Preuve du consentement

La preuve du consentement pèse sur les « organismes exploitant des traceurs, responsables du ou des traitements » (lignes directrices n° 2020-091, pt 29). La recommandation propose des solutions permettant la conservation de cette preuve (pts 46-48).

Refus du consentement

Contrairement à l’acceptation qui doit être expresse, les lignes directrices exposent que le refus peut se déduire du silence de l’utilisateur et qu’il ne doit nécessiter aucune démarche (pt 30). Il doit également « pouvoir se traduire par une action présentant le même degré de simplicité que celle permettant d’exprimer son consentement » (ibid.). En cela, une seule action pour accepter, alors que plusieurs actions sont nécessaires pour refuser, n’est pas recommandée (recommandations, pts 30-34).

Retrait du consentement

« Il doit être aussi simple de retirer son consentement que de le donner », indiquent les lignes directrices (pt 31). Les solutions permettant le retrait du consentement devraient figurer dans un endroit aisément accessible et à tout moment (recommandation n° 2020-092, pts 40-45).

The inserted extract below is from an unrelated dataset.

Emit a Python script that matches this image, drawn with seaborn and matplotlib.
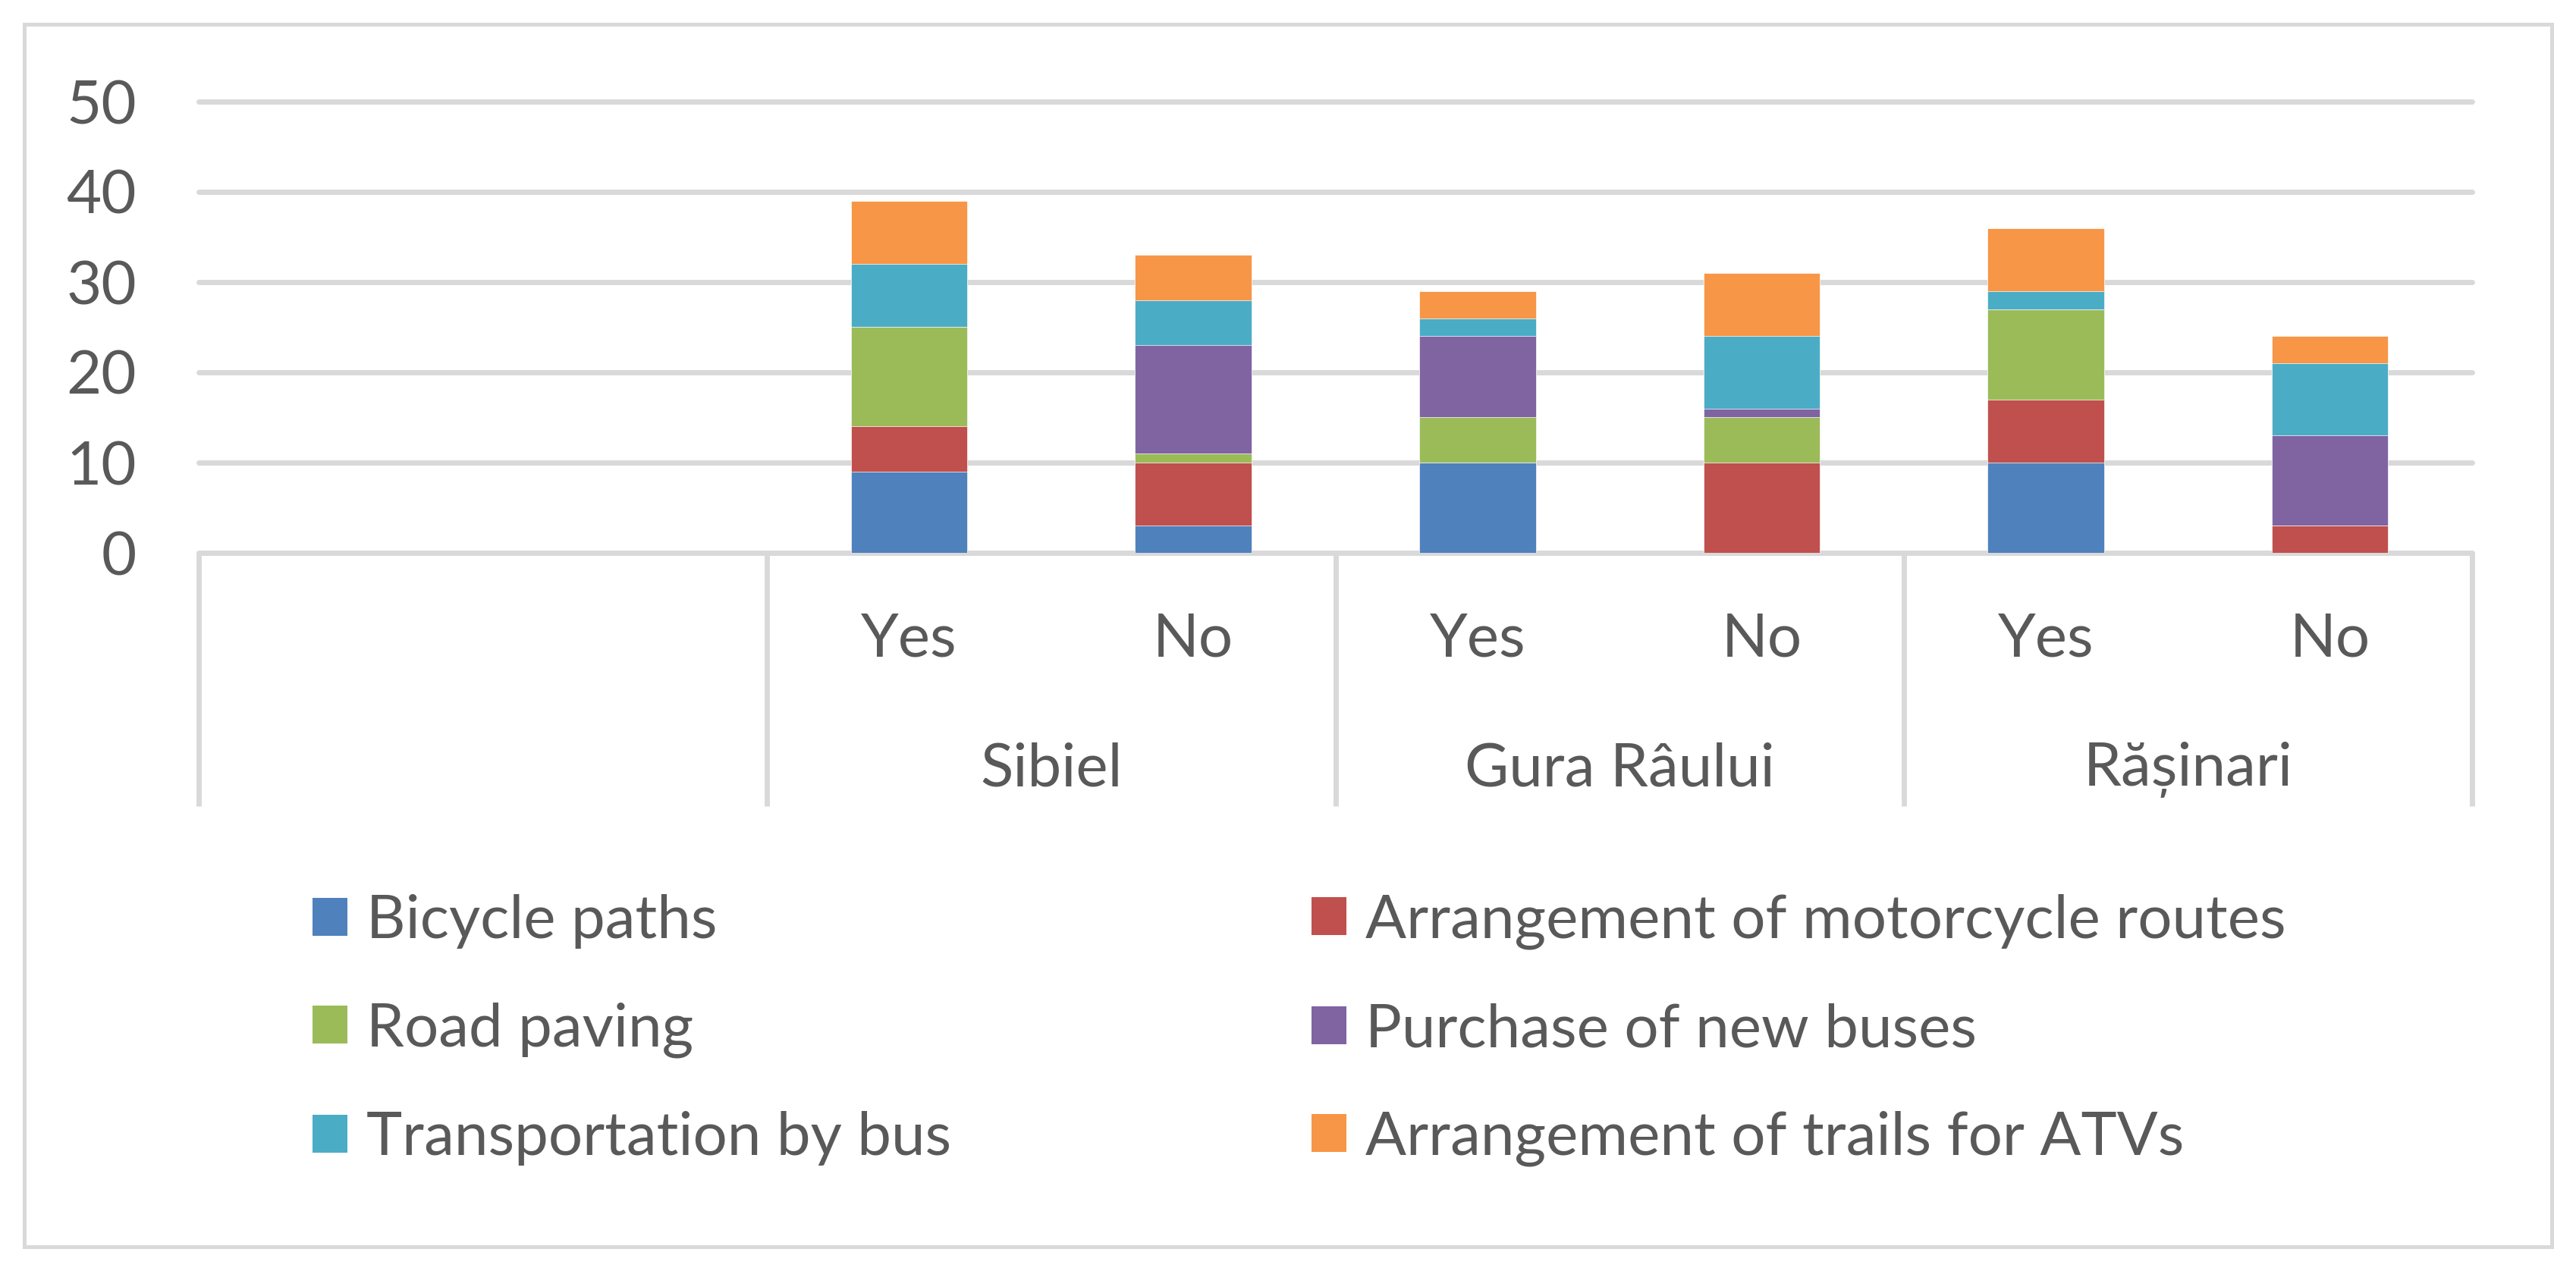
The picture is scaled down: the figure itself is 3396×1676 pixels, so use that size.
import matplotlib
matplotlib.use("Agg")
import matplotlib.pyplot as plt
from matplotlib.patches import Rectangle, Patch
import seaborn as sns
import pandas as pd

# data (stack order bottom -> top)
villages = ["Sibiel", "Gura Râului", "Rășinari"]
answers = ["Yes", "No"]
series_names = ["Bicycle paths", "Arrangement of motorcycle routes", "Road paving",
                "Purchase of new buses", "Transportation by bus", "Arrangement of trails for ATVs"]
bicycle_paths = [9, 3, 10, 0, 10, 0]
motorcycle_routes = [5, 7, 0, 10, 7, 3]
road_paving = [11, 1, 5, 5, 10, 0]
new_buses = [0, 12, 9, 1, 0, 10]
bus_transport = [7, 5, 2, 8, 2, 8]
atv_trails = [7, 5, 3, 7, 7, 3]
series_colors = ["#4F81BD", "#C0504D", "#9BBB59", "#8064A2", "#4BACC6", "#F79646"]

TXT = "#595959"
GRID = "#D9D9D9"
FS = 57.5
W, H = 3396, 1676

sns.set_theme(style="white")
plt.rcParams['font.family'] = ['Lato', 'DejaVu Sans']

keys = [f"{v}|{a}" for v in villages for a in answers]
slots = ["empty1", "empty2"] + keys
df = pd.DataFrame({"slot": keys})
for name, vals in zip(series_names, [bicycle_paths, motorcycle_routes, road_paving,
                                     new_buses, bus_transport, atv_trails]):
    df[name] = vals
cum = df[series_names].cumsum(axis=1)
cum["slot"] = df["slot"]

fig = plt.figure(figsize=(W / 100, H / 100), dpi=100)
ax = fig.add_axes([262 / W, 1 - 729 / H, (3259 - 262) / W, (729 - 134) / H])

# stacked bars: draw cumulative totals from the top series down
for name, color in reversed(list(zip(series_names, series_colors))):
    sns.barplot(data=cum, x="slot", y=name, order=slots, color=color, saturation=1,
                width=0.41, errorbar=None, ax=ax, edgecolor="white", linewidth=0.5)

ax.set_xlim(-0.5, 7.5)
ax.set_ylim(0, 50)
ax.set_yticks(range(0, 51, 10))
ax.set_xticks([])
ax.set_xlabel("")
ax.set_ylabel("")
for s in ax.spines.values():
    s.set_visible(False)
ax.set_axisbelow(True)
ax.yaxis.grid(True, color=GRID, linewidth=5)
for gl in ax.get_ygridlines():
    gl.set_clip_on(False)
ax.tick_params(axis="y", length=0, pad=59, labelsize=FS, labelcolor=TXT)

# multi-level category axis
xt = ax.get_xaxis_transform()
ax.vlines([-0.5, 1.5, 3.5, 5.5, 7.5], -0.561, 0, transform=xt, colors=GRID,
          linewidth=5, clip_on=False)
for i, k in enumerate(keys):
    ax.text(i + 2, -0.2286, k.split("|")[1], transform=xt, ha="center", va="baseline",
            fontsize=FS, color=TXT)
for j, v in enumerate(villages):
    ax.text(2.5 + 2 * j, -0.516, v, transform=xt, ha="center", va="baseline",
            fontsize=FS, color=TXT)

# legend in two columns
handles = [Patch(facecolor=c, edgecolor="none") for c in series_colors]
common = dict(loc="center left", frameon=False, fontsize=FS, handlelength=0.58,
              handleheight=0.58, handletextpad=0.31, labelspacing=0.88, borderpad=0,
              borderaxespad=0, labelcolor=TXT)
fig.legend([handles[i] for i in (0, 2, 4)], [series_names[i] for i in (0, 2, 4)],
           bbox_to_anchor=(412 / W, 1 - 1358 / H), **common)
fig.legend([handles[i] for i in (1, 3, 5)], [series_names[i] for i in (1, 3, 5)],
           bbox_to_anchor=(1729 / W, 1 - 1358 / H), **common)

# outer chart border
fig.add_artist(Rectangle((32 / W, 32 / H), (3364 - 32) / W, (1644 - 32) / H,
                         transform=fig.transFigure, fill=False, edgecolor=GRID, linewidth=3.6))

fig.savefig("out.png", dpi=100)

Conservation des choix de l’utilisateur

Seule la recommandation évoque la conservation des choix de l’utilisateur qui permet une meilleure fluidité de la navigation (pts 35-39). Ainsi, la CNIL recommande de conserver ses choix, notamment afin d’éviter que des fenêtres de consentement s’ouvrent constamment, « ce qui pourrait porter atteinte à la liberté de leur choix ». Est également recommandé de renouveler le recueil du consentement à intervalles appropriés. À ce titre, la CNIL estime qu’une conservation de six mois « constitue une bonne pratique de la part des éditeurs ».